Seperti saat ini, masyarakat memanggilku dengan jujur,
namaku sebenarnya. Atau nama panggilan main-ku : Bet (Karebet), Bang Doel, Farid.
Karena memang rasanya tak nyaman di panggil pak
guru ketika aku tidak di sekolahan. Di masyarakat, aku bukan seorang guru,
aku seorang anak muda biasa, yang tak layak disebut guru. Dan sangat tak mungkin manusia kelak menghadap Tuhan dengan
bentuk atau penampilan jasad : guru, dokter, insinyur, bla bla bla. Setiap manusia
akan menghadap Tuhannya dengan telanjang : denotative ataupun konotatif.

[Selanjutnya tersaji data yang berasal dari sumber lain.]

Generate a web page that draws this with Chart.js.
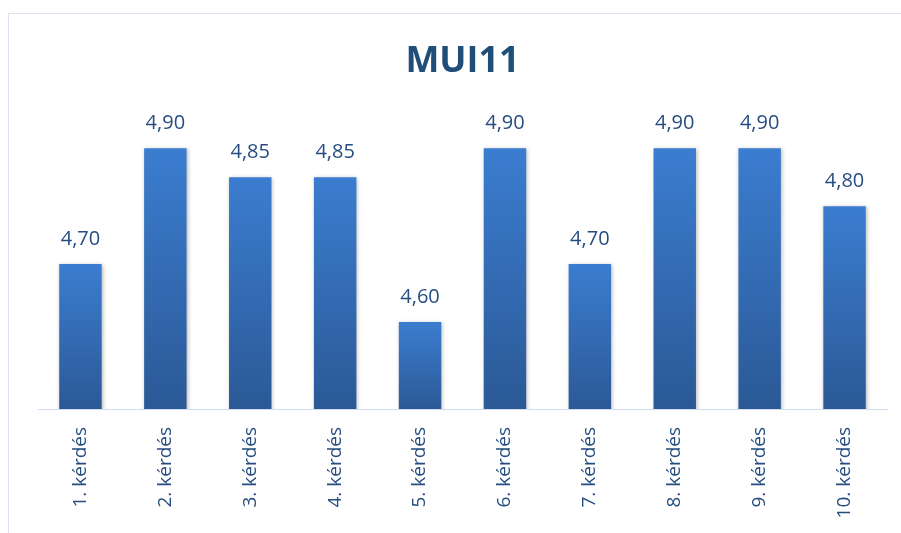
<!DOCTYPE html>
<html>
<head>
<meta charset="utf-8">
<script src="https://cdn.jsdelivr.net/npm/chart.js@4"></script>
<style>
  html, body { margin: 0; padding: 0; background: #ffffff; }
  #wrap { width: 901px; height: 533px; }
</style>
</head>
<body>
<div id="wrap"><canvas id="grafico" width="901" height="533"></canvas></div>
<script>
// Kérdések és átlagos pontszámok
const kerdesek = ['1. kérdés', '2. kérdés', '3. kérdés', '4. kérdés', '5. kérdés',
                  '6. kérdés', '7. kérdés', '8. kérdés', '9. kérdés', '10. kérdés'];
const atlagok = [4.70, 4.90, 4.85, 4.85, 4.60, 4.90, 4.70, 4.90, 4.90, 4.80];
const cim = 'MUI11';

const SZIN_SZOVEG = '#264D80';
const SZIN_CIM = '#1F4E79';

// Színátmenet oszloponként: felül világosabb, alul sötétebb kék
function oszlopSzin(context) {
    const chart = context.chart;
    const area = chart.chartArea;
    if (!area || context.dataIndex === undefined) return '#3370BA';
    const y = chart.scales.y.getPixelForValue(atlagok[context.dataIndex]);
    const g = chart.ctx.createLinearGradient(0, y, 0, area.bottom);
    g.addColorStop(0, '#3B7DD0');
    g.addColorStop(1, '#2B5996');
    return g;
}

// Keret a diagram körül
const keretPlugin = {
    id: 'keret',
    beforeDraw(chart) {
        const ctx = chart.ctx;
        ctx.save();
        ctx.strokeStyle = '#D9E3F2';
        ctx.lineWidth = 1;
        ctx.strokeRect(8.5, 13.5, 1000, 1000);
        ctx.restore();
    }
};

// Halvány árnyék az oszlopok mögött
const arnyekPlugin = {
    id: 'arnyek',
    beforeDatasetsDraw(chart) {
        const ctx = chart.ctx;
        ctx.save();
        ctx.shadowColor = 'rgba(0,0,0,0.28)';
        ctx.shadowBlur = 4;
        ctx.shadowOffsetX = 1;
        ctx.shadowOffsetY = 1;
    },
    afterDatasetsDraw(chart) {
        chart.ctx.restore();
    }
};

// Értékcímkék az oszlopok fölött, vesszős tizedesjellel
const ertekPlugin = {
    id: 'ertekek',
    afterDatasetsDraw(chart) {
        const ctx = chart.ctx;
        const meta = chart.getDatasetMeta(0);
        ctx.save();
        ctx.font = '20px "Open Sans"';
        ctx.fillStyle = SZIN_SZOVEG;
        ctx.textAlign = 'center';
        ctx.textBaseline = 'alphabetic';
        meta.data.forEach((bar, i) => {
            const szoveg = atlagok[i].toFixed(2).replace('.', ',');
            ctx.fillText(szoveg, bar.x, bar.y - 19);
        });
        ctx.restore();
    }
};

new Chart(document.getElementById('grafico'), {
    type: 'bar',
    data: {
        labels: kerdesek,
        datasets: [{
            data: atlagok,
            backgroundColor: oszlopSzin,
            borderWidth: 0,
            barPercentage: 0.5,
            categoryPercentage: 1.0
        }]
    },
    options: {
        responsive: false,
        animation: false,
        layout: {
            padding: { left: 38, right: 14, top: 0, bottom: 0 }
        },
        plugins: {
            legend: { display: false },
            tooltip: { enabled: false },
            title: {
                display: true,
                text: cim,
                color: SZIN_CIM,
                font: { family: 'Open Sans', size: 36, weight: 'bold' },
                padding: { top: 40, bottom: 7 }
            }
        },
        scales: {
            x: {
                grid: { display: false },
                border: { display: true, color: '#D0DCEF', width: 1 },
                ticks: {
                    color: SZIN_SZOVEG,
                    font: { family: 'Open Sans', size: 19 },
                    minRotation: 90,
                    maxRotation: 90,
                    padding: 10,
                    autoSkip: false
                },
                afterFit(scale) {
                    scale.height = 124;
                }
            },
            y: {
                display: false,
                min: 4.45,
                max: 5.0
            }
        }
    },
    plugins: [keretPlugin, arnyekPlugin, ertekPlugin]
});
</script>
</body>
</html>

Setiap manusia menghadap Tuhan sendirian. Karena cukup
Tuhan-lah yang menjadi teman. Manusia yang sendirian, akan mudah terbujuk
setan. Jangan pernah katakan, kau sendirian : Ia selalu menemanimu. Hanya saja,
Ia akan terlihat oleh mereka yang membuka hati dan pikirannya. Ia selalu dekat.

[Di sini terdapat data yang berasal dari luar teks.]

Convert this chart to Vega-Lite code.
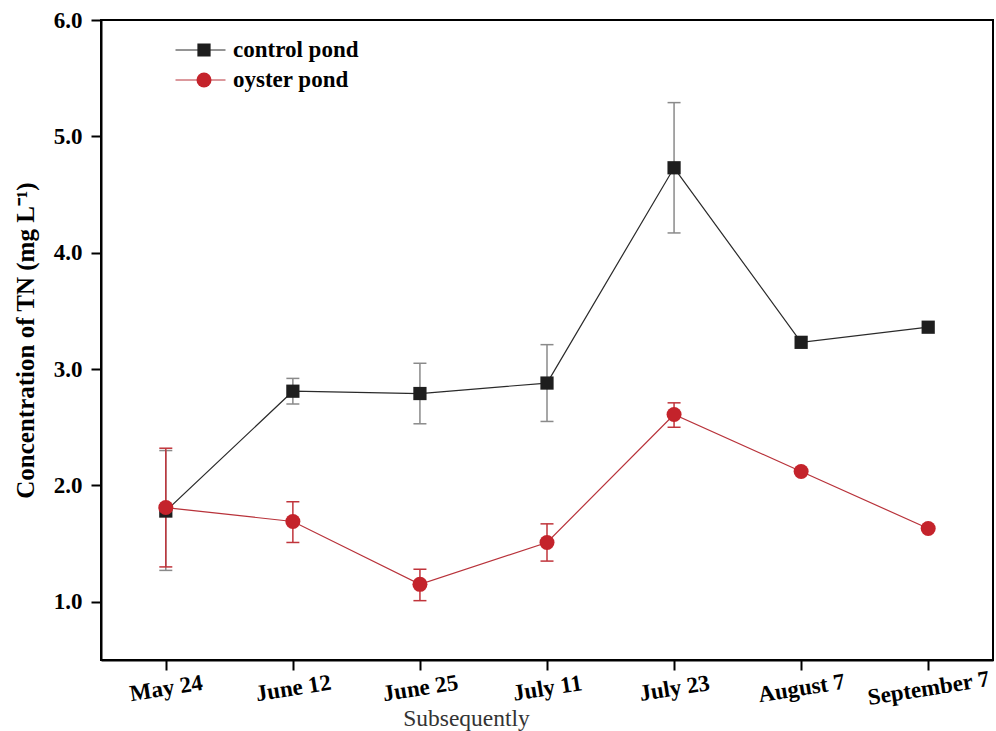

Mengapa dekat? Karena tak berjarak. Sesuatu dikatakan jauh, ketika ia memilki
jarak.
Seperti manusia dengan dunia. Mereka yang tak berjarak, akan
dibuat bingung olehnya – meski mereka gembira memilikinya. Manusia akan mudah
tersakiti, ketika dunia yang dimimpikan dan diusahakannya dengan
sungguh-sungguh tak dapat ia raih. Pikiran manusia membuat manusia terluka. Apakah
itu berarti, pikiran-lah yang harus dikendalikan lebih dulu? Kemudian, pikiran
bekerja – terutama, melalui mata. Apakah mata yang harus lebih dulu ku
kendalikan arahnya, karena dari sana dunia memasuki diri ini? tapi, mata tak
akan terbuka tanpa keinginan untuk terbuka. Mata berkedip, karena keinginan
naluriah, bahwa ia ingin berkedip sekalipun di luar pikiran. Jadi, apakah
keinginan yang harus dikendalikan lebih dulu? Apakah selama ada keinginan,
manusia akan tersiksa? Tanpa keinginan, apakah manusia akan bahagia, sekalipun
mereka melihat manusia-manusia lain yang teraniaya dunia?

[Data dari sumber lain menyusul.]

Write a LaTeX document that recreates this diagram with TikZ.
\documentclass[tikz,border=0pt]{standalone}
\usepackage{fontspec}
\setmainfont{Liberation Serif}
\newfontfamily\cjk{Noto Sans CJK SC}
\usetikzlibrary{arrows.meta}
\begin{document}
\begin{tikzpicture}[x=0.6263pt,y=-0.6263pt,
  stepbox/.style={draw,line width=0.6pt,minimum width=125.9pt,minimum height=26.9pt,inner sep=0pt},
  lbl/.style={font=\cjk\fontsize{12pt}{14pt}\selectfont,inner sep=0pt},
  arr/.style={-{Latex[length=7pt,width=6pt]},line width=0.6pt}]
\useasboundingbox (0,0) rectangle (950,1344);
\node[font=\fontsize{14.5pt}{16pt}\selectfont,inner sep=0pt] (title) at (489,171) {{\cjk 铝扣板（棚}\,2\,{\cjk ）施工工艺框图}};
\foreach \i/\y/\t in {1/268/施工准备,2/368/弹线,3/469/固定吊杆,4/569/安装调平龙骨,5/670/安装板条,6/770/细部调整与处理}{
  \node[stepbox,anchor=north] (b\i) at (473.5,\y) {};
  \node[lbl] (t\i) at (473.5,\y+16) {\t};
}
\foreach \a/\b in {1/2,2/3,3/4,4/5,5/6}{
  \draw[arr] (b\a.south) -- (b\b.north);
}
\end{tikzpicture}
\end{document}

Entah sampai kapan, aku tak berani membayangkan diri ini
yang tenggelam dalam samudera cinta. Diri yang tak terpengaruh apapun, termasuk
dunia yang berputar dan bergerak di luar harapan. Ah, ya, harapan, hampir
seperti keinginan – harapan, adalah sumber khayalan. Seperti kebanyakan
orang-orang beriman – yang lemah namun baik, berani menyiksa diri demi harapan
imbalan akhirat yang sebenarnya begitu menyakitkan : ketika melihat dunia kurang
ajar menari di hadapannya.
Orang-orang yang terlalu banyak berharap, mereka akan lebih
mudah melihat Tuhan. Mengapa? Tuhan lebih mudah dilihat manusia ketika terpuruk
putus asa. Dan harapan-lah yang berada di barisan terdepan untuk itu, ketika
tak sampai. Keputusasaan memang pahit terasa. Tapi, demikianlah kehidupan. Pahit
adalah rasa manis yang dimaksimalkan. Sedangkan manis, adalah rasa pahit dalam
kadar terendah. Hidup ini sebaiknya tak boleh berlebihan, keterlaluan. Meski konyolnya,
dunia memperlakukan kita demikian : keterlaluan.
Duniaku sendiri, dunia administrative, sangat mengebiri
intelektualitas diri. Tapi barangkali, itu memang seharusnya, agar diri ini
menjadi semakin kuat : menantang kemalasan yang mengurung akal dan perasaan. Agar
selalu menantang dunia, berani tak mengikuti irama tarian seksinya. Memilih memiliki
gerak dan tarian sendiri, meski makan hati. Malu rasanya, menggunakan tangan
yang lemah ini, untuk merangkul pinggul dunia yang tengah menari-nari di
depanku. Tangan lemah ini tak akan ku jadikan semakin lemah lagi, dengan
mengemis, meminta-minta : sekalipun atas nama pendidikan. Bagiku, pendidikan
itu tinggi. Mana mungkin kita meninggikan dengan cara merendahkan diri?